Laing shows writing to be a means of escaping oneself for various characters and different perspectives: ‘On the page the I dissolves, becomes amorphous, proliferates wildly…’ Early on, Kathy compares herself to a drone: ‘Perhaps what she was doing, writing everyone down in her little book, wasn’t exactly gracious.’ It is ‘everyone’ who is written down, not everything; in writing to be someone else, an inescapable empathy is bestowed upon the writer.
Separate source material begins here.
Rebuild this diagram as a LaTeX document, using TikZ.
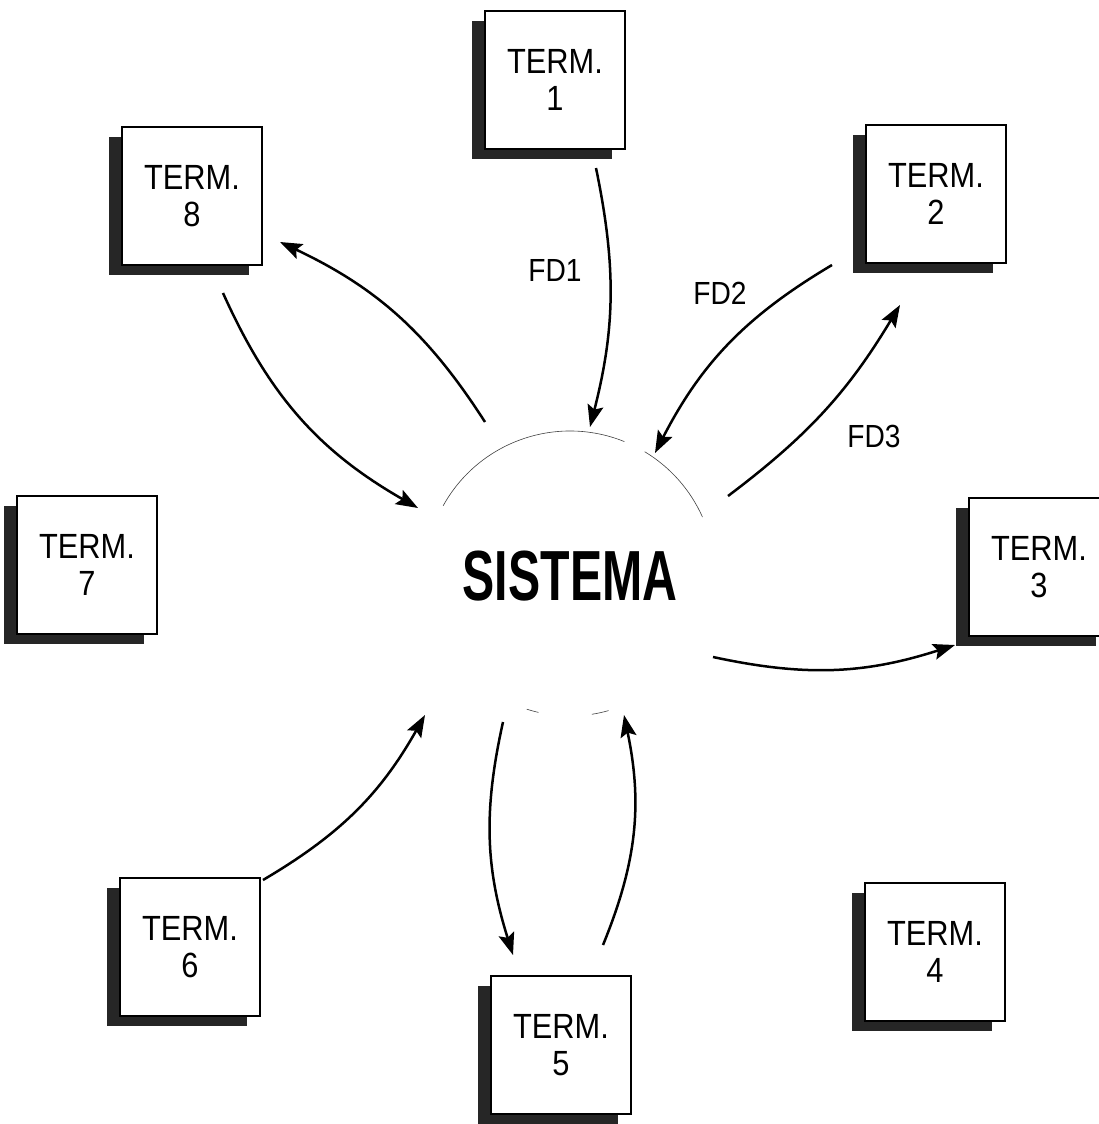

Kathy is aware of the privilege of her coddled existence, in which days pass in luxury: flicking through piles of books while sunbathing, buying orange cashmere socks, admiring her Comme des Garçons wallet and gorging on ‘white peach bellini, squid with chilli, a plate of raw sea bass scattered with pansies, rabbit pappardelle, blue beef, panna cotta like a severed breast, a hazelnut cake, white wine, red wine, espresso’. Indulgences are piled on thick to show that being ‘wrapped up in five-pound notes’ cannot truly cushion her from the horrors of the wider world. News stories persistently surface, including Grenfell, Charlottesville, the migrant crisis. Kathy reflects:

The mistake she’d made as so often was to read the news immediately after waking … How could you be happy when you knew the tendencies humans had, their aptitude for cruelty.

Crudo is intensely personal and simultaneously global in its concerns. It forces us to consider the two together and bind our own immediate dramas to those of the wider world. It is an important novel that shouts to the vastness and the urgency of what it means to be alive, now.